Assim como na luta contra o aprisionamento no território africano, os movimentos do Ngolo foram armas de combate dos escravos foragidos nos engenhos, no Brasil. Entretanto, é no Quilombo de Palmares que o Ngolo passa a ser Capoeira, tendo a fundamental colaboração da cultura indígena. Palmares era um refúgio não apenas de negros, mas de índios, sobretudo os Potiguares, tribo de maior contingente na região. Esses índios realizavam um ritual de características semelhantes ao africano, no que concerne a seus movimentos: o “Maraná”. E através do encontro da cultura potiguar e africana surge a “capoeira”, termo Tupi Guarani cujo significado é “capim rasteiro”, em referência aos locais onde as rodas eram realizadas.
A Capoeira surge como uma arte essencialmente brasileira, originada a partir da miscigenação de suas culturas. Aos poucos, se expande, sobretudo no território baiano, ganhando dimensões bem maiores que a ritualista na qual as danças que a originaram apresentavam, mas se tornando a principal arma de luta dos escravizados em busca de liberdade. Ao longo das revoltas no Brasil Imperial, em movimentos a favor da abolição ou de respeito a figura negra, os golpes surgiram como ferramenta de batalha. Entre as mais relevantes, pode-se ressaltar a “Revolta dos Malês” e a “Revolta da Chibata”, tendo João Cândido como o primeiro grande nome reconhecido da Capoeira na história brasileira.

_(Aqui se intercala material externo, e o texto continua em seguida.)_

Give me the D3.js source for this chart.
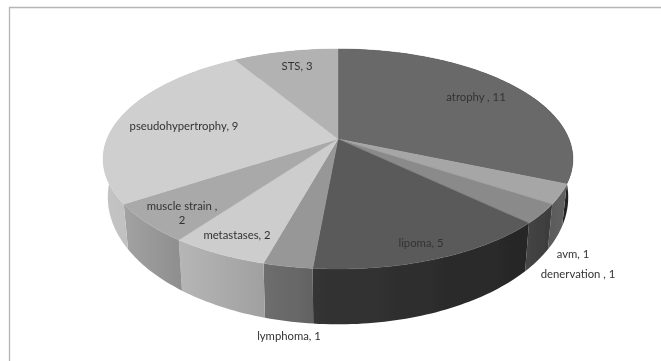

Pelo caráter de defesa e luta que a Capoeira adquiriu, a arte foi proibida no Brasil, durante o século XVIII. Por quase duzentos anos, foi praticada de forma clandestina e, nesse movimento, alguns homens foram fundamentais para semear essa cultura e difundir a luta, ostentando a posição de mestres, como Camafeu de Oxossi e Besouro. Não se restringindo apenas a cultura baiana, marcada fundamentalmente por essa arte como exaltou Jorge Amado, seguiu estampando as páginas da literatura de outros grandes nomes, como Câmara Cascudo, e protagonizando fatos memoráveis nas boemias e guetos cariocas, caso de Madame Satã. Ledo engano pensar que a Capoeira veio ao Rio apenas para brincar nas ruas da Lapa. Ela se ergue todos os anos no mês de fevereiro para defender a bandeira do samba e conduzir o bailado de outros mestres, os mestres-sala, cuja dança se originou através dos passos dos rituais africanos e da Capoeira brasileira. Saudando os grandes mestres do samba e ratificando o valor desses dois patrimônios brasileiros, que a Ponte Aérea encerra o seu carnaval.